→ DATA:
___
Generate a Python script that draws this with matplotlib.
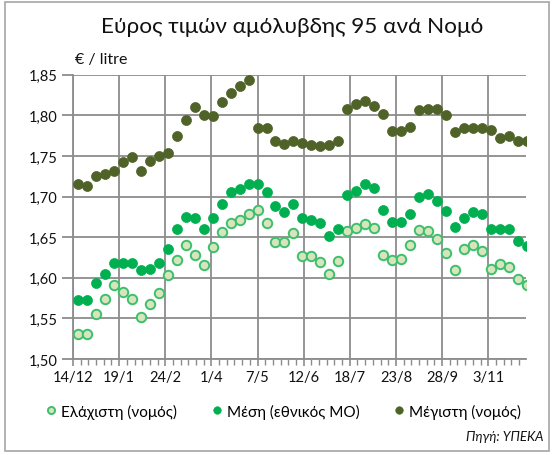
import matplotlib
matplotlib.use('Agg')
import matplotlib.pyplot as plt
import matplotlib.dates as mdates
from matplotlib.patches import Rectangle
from matplotlib.ticker import FuncFormatter, FixedLocator
import pandas as pd

plt.rcParams['font.family'] = ['Lato', 'Open Sans', 'DejaVu Sans']

# weekly observation dates
dates = pd.date_range('2009-12-18', periods=51, freq='7D')

min_vals = [1.531, 1.531, 1.556, 1.574, 1.591, 1.583, 1.574, 1.552, 1.568, 1.581,
            1.603, 1.622, 1.640, 1.628, 1.616, 1.638, 1.656, 1.668, 1.671, 1.679,
            1.683, 1.668, 1.644, 1.644, 1.655, 1.627, 1.627, 1.619, 1.605, 1.621,
            1.658, 1.661, 1.666, 1.661, 1.628, 1.622, 1.623, 1.640, 1.659, 1.658,
            1.648, 1.630, 1.609, 1.635, 1.640, 1.633, 1.611, 1.617, 1.613, 1.598,
            1.591]
mean_vals = [1.573, 1.573, 1.593, 1.605, 1.618, 1.618, 1.618, 1.609, 1.611, 1.618,
             1.636, 1.660, 1.675, 1.673, 1.660, 1.673, 1.691, 1.705, 1.709, 1.716,
             1.716, 1.705, 1.688, 1.681, 1.691, 1.674, 1.671, 1.667, 1.652, 1.660,
             1.702, 1.707, 1.715, 1.710, 1.683, 1.669, 1.669, 1.678, 1.699, 1.703,
             1.694, 1.682, 1.662, 1.674, 1.681, 1.678, 1.660, 1.660, 1.660, 1.645,
             1.639]
max_vals = [1.715, 1.713, 1.725, 1.728, 1.732, 1.742, 1.749, 1.732, 1.744, 1.750,
            1.753, 1.775, 1.794, 1.810, 1.801, 1.799, 1.817, 1.828, 1.836, 1.843,
            1.784, 1.784, 1.768, 1.765, 1.768, 1.766, 1.764, 1.762, 1.764, 1.768,
            1.808, 1.814, 1.818, 1.812, 1.802, 1.781, 1.781, 1.786, 1.806, 1.808,
            1.808, 1.800, 1.780, 1.784, 1.784, 1.784, 1.782, 1.772, 1.775, 1.768,
            1.768]

series_labels = ['Ελάχιστη (νομός)', 'Μέση (εθνικός ΜΟ)', 'Μέγιστη (νομός)']
title = 'Εύρος τιμών αμόλυβδης 95 ανά Νομό'
unit_label = '€ / litre'
source = 'Πηγή: ΥΠΕΚΑ'

W, H = 553, 456
fig = plt.figure(figsize=(W / 100, H / 100), dpi=100)
fig.patch.set_facecolor('white')

# chart border
fig.add_artist(Rectangle((5 / W, 1 - 452 / H), (549 - 5) / W, (452 - 3) / H,
                         transform=fig.transFigure, fill=False,
                         edgecolor='#a6a6a6', lw=1.2))

left, right, top, bottom = 73, 526, 75.7, 360
ax = fig.add_axes([left / W, 1 - bottom / H, (right - left) / W, (bottom - top) / H])

grid_c = '#8c8c8c'
txt_c = '#111111'
l_min, = ax.plot(dates, min_vals, 'o', ls='none', ms=6.8, mfc='#d7e4bd',
                 mec='#3cc06c', mew=1.4, label=series_labels[0], zorder=3)
l_mean, = ax.plot(dates, mean_vals, 'o', ls='none', ms=7.2, mfc='#00b050',
                  mec='#00b050', mew=0.5, label=series_labels[1], zorder=4)
l_max, = ax.plot(dates, max_vals, 'o', ls='none', ms=7.2, mfc='#4f6228',
                 mec='#4f6228', mew=0.5, label=series_labels[2], zorder=5)

start = pd.Timestamp('2009-12-14')
ax.set_xlim(start, start + pd.Timedelta(days=353.5))
ax.set_ylim(1.50, 1.85)

major = pd.date_range(start, periods=10, freq='36D')
minor = pd.date_range(start, periods=59, freq='6D')
ax.xaxis.set_major_locator(FixedLocator(mdates.date2num(major)))
ax.xaxis.set_minor_locator(FixedLocator(mdates.date2num(minor)))
ax.xaxis.set_major_formatter(FuncFormatter(
    lambda v, p: f"{mdates.num2date(v).day}/{mdates.num2date(v).month}"))
ax.set_yticks([1.50, 1.55, 1.60, 1.65, 1.70, 1.75, 1.80, 1.85])
ax.yaxis.set_major_formatter(FuncFormatter(lambda v, p: f"{v:.2f}".replace('.', ',')))

ax.grid(True, which='major', color=grid_c, lw=1.3, zorder=1)
ax.set_axisbelow(True)
for s in ['top', 'right']:
    ax.spines[s].set_visible(False)
for s in ['left', 'bottom']:
    ax.spines[s].set_color(grid_c)
    ax.spines[s].set_linewidth(1.3)

ax.tick_params(axis='y', which='major', length=8, width=1.3, color=grid_c,
               labelsize=10.5, pad=3, labelcolor=txt_c)
ax.tick_params(axis='x', which='major', length=5, width=1.2, color=grid_c,
               labelsize=10.5, pad=3, labelcolor=txt_c)
ax.tick_params(axis='x', which='minor', length=4, width=1.0, color=grid_c)

fig.text(292 / W, 1 - 27 / H, title, ha='center', va='center', fontsize=16.2,
         color=txt_c)
fig.text(75 / W, 1 - 60 / H, unit_label, ha='left', va='center', fontsize=11.5,
         color=txt_c)

fig.legend(handles=[l_min, l_mean, l_max], loc='center',
           bbox_to_anchor=(284 / W, 1 - 412 / H), ncol=3, frameon=False,
           markerscale=0.75, handlelength=0.6, handletextpad=0.35,
           columnspacing=2.3, fontsize=11)

fig.text(543 / W, 1 - 437 / H, source, ha='right', va='center', fontsize=9.5,
         style='italic', color=txt_c)

fig.savefig('out.png', dpi=100, facecolor='white')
___
→ PROBLEM: Word for word, quote the lines above. Omit the pictures.

→ TASK ANSWER:
Generate a Python script that draws this with matplotlib.
import matplotlib
matplotlib.use('Agg')
import matplotlib.pyplot as plt
import matplotlib.dates as mdates
from matplotlib.patches import Rectangle
from matplotlib.ticker import FuncFormatter, FixedLocator
import pandas as pd

plt.rcParams['font.family'] = ['Lato', 'Open Sans', 'DejaVu Sans']

# weekly observation dates
dates = pd.date_range('2009-12-18', periods=51, freq='7D')

min_vals = [1.531, 1.531, 1.556, 1.574, 1.591, 1.583, 1.574, 1.552, 1.568, 1.581,
            1.603, 1.622, 1.640, 1.628, 1.616, 1.638, 1.656, 1.668, 1.671, 1.679,
            1.683, 1.668, 1.644, 1.644, 1.655, 1.627, 1.627, 1.619, 1.605, 1.621,
            1.658, 1.661, 1.666, 1.661, 1.628, 1.622, 1.623, 1.640, 1.659, 1.658,
            1.648, 1.630, 1.609, 1.635, 1.640, 1.633, 1.611, 1.617, 1.613, 1.598,
            1.591]
mean_vals = [1.573, 1.573, 1.593, 1.605, 1.618, 1.618, 1.618, 1.609, 1.611, 1.618,
             1.636, 1.660, 1.675, 1.673, 1.660, 1.673, 1.691, 1.705, 1.709, 1.716,
             1.716, 1.705, 1.688, 1.681, 1.691, 1.674, 1.671, 1.667, 1.652, 1.660,
             1.702, 1.707, 1.715, 1.710, 1.683, 1.669, 1.669, 1.678, 1.699, 1.703,
             1.694, 1.682, 1.662, 1.674, 1.681, 1.678, 1.660, 1.660, 1.660, 1.645,
             1.639]
max_vals = [1.715, 1.713, 1.725, 1.728, 1.732, 1.742, 1.749, 1.732, 1.744, 1.750,
            1.753, 1.775, 1.794, 1.810, 1.801, 1.799, 1.817, 1.828, 1.836, 1.843,
            1.784, 1.784, 1.768, 1.765, 1.768, 1.766, 1.764, 1.762, 1.764, 1.768,
            1.808, 1.814, 1.818, 1.812, 1.802, 1.781, 1.781, 1.786, 1.806, 1.808,
            1.808, 1.800, 1.780, 1.784, 1.784, 1.784, 1.782, 1.772, 1.775, 1.768,
            1.768]

series_labels = ['Ελάχιστη (νομός)', 'Μέση (εθνικός ΜΟ)', 'Μέγιστη (νομός)']
title = 'Εύρος τιμών αμόλυβδης 95 ανά Νομό'
unit_label = '€ / litre'
source = 'Πηγή: ΥΠΕΚΑ'

W, H = 553, 456
fig = plt.figure(figsize=(W / 100, H / 100), dpi=100)
fig.patch.set_facecolor('white')

# chart border
fig.add_artist(Rectangle((5 / W, 1 - 452 / H), (549 - 5) / W, (452 - 3) / H,
                         transform=fig.transFigure, fill=False,
                         edgecolor='#a6a6a6', lw=1.2))

left, right, top, bottom = 73, 526, 75.7, 360
ax = fig.add_axes([left / W, 1 - bottom / H, (right - left) / W, (bottom - top) / H])

grid_c = '#8c8c8c'
txt_c = '#111111'
l_min, = ax.plot(dates, min_vals, 'o', ls='none', ms=6.8, mfc='#d7e4bd',
                 mec='#3cc06c', mew=1.4, label=series_labels[0], zorder=3)
l_mean, = ax.plot(dates, mean_vals, 'o', ls='none', ms=7.2, mfc='#00b050',
                  mec='#00b050', mew=0.5, label=series_labels[1], zorder=4)
l_max, = ax.plot(dates, max_vals, 'o', ls='none', ms=7.2, mfc='#4f6228',
                 mec='#4f6228', mew=0.5, label=series_labels[2], zorder=5)

start = pd.Timestamp('2009-12-14')
ax.set_xlim(start, start + pd.Timedelta(days=353.5))
ax.set_ylim(1.50, 1.85)

major = pd.date_range(start, periods=10, freq='36D')
minor = pd.date_range(start, periods=59, freq='6D')
ax.xaxis.set_major_locator(FixedLocator(mdates.date2num(major)))
ax.xaxis.set_minor_locator(FixedLocator(mdates.date2num(minor)))
ax.xaxis.set_major_formatter(FuncFormatter(
    lambda v, p: f"{mdates.num2date(v).day}/{mdates.num2date(v).month}"))
ax.set_yticks([1.50, 1.55, 1.60, 1.65, 1.70, 1.75, 1.80, 1.85])
ax.yaxis.set_major_formatter(FuncFormatter(lambda v, p: f"{v:.2f}".replace('.', ',')))

ax.grid(True, which='major', color=grid_c, lw=1.3, zorder=1)
ax.set_axisbelow(True)
for s in ['top', 'right']:
    ax.spines[s].set_visible(False)
for s in ['left', 'bottom']:
    ax.spines[s].set_color(grid_c)
    ax.spines[s].set_linewidth(1.3)

ax.tick_params(axis='y', which='major', length=8, width=1.3, color=grid_c,
               labelsize=10.5, pad=3, labelcolor=txt_c)
ax.tick_params(axis='x', which='major', length=5, width=1.2, color=grid_c,
               labelsize=10.5, pad=3, labelcolor=txt_c)
ax.tick_params(axis='x', which='minor', length=4, width=1.0, color=grid_c)

fig.text(292 / W, 1 - 27 / H, title, ha='center', va='center', fontsize=16.2,
         color=txt_c)
fig.text(75 / W, 1 - 60 / H, unit_label, ha='left', va='center', fontsize=11.5,
         color=txt_c)

fig.legend(handles=[l_min, l_mean, l_max], loc='center',
           bbox_to_anchor=(284 / W, 1 - 412 / H), ncol=3, frameon=False,
           markerscale=0.75, handlelength=0.6, handletextpad=0.35,
           columnspacing=2.3, fontsize=11)

fig.text(543 / W, 1 - 437 / H, source, ha='right', va='center', fontsize=9.5,
         style='italic', color=txt_c)

fig.savefig('out.png', dpi=100, facecolor='white')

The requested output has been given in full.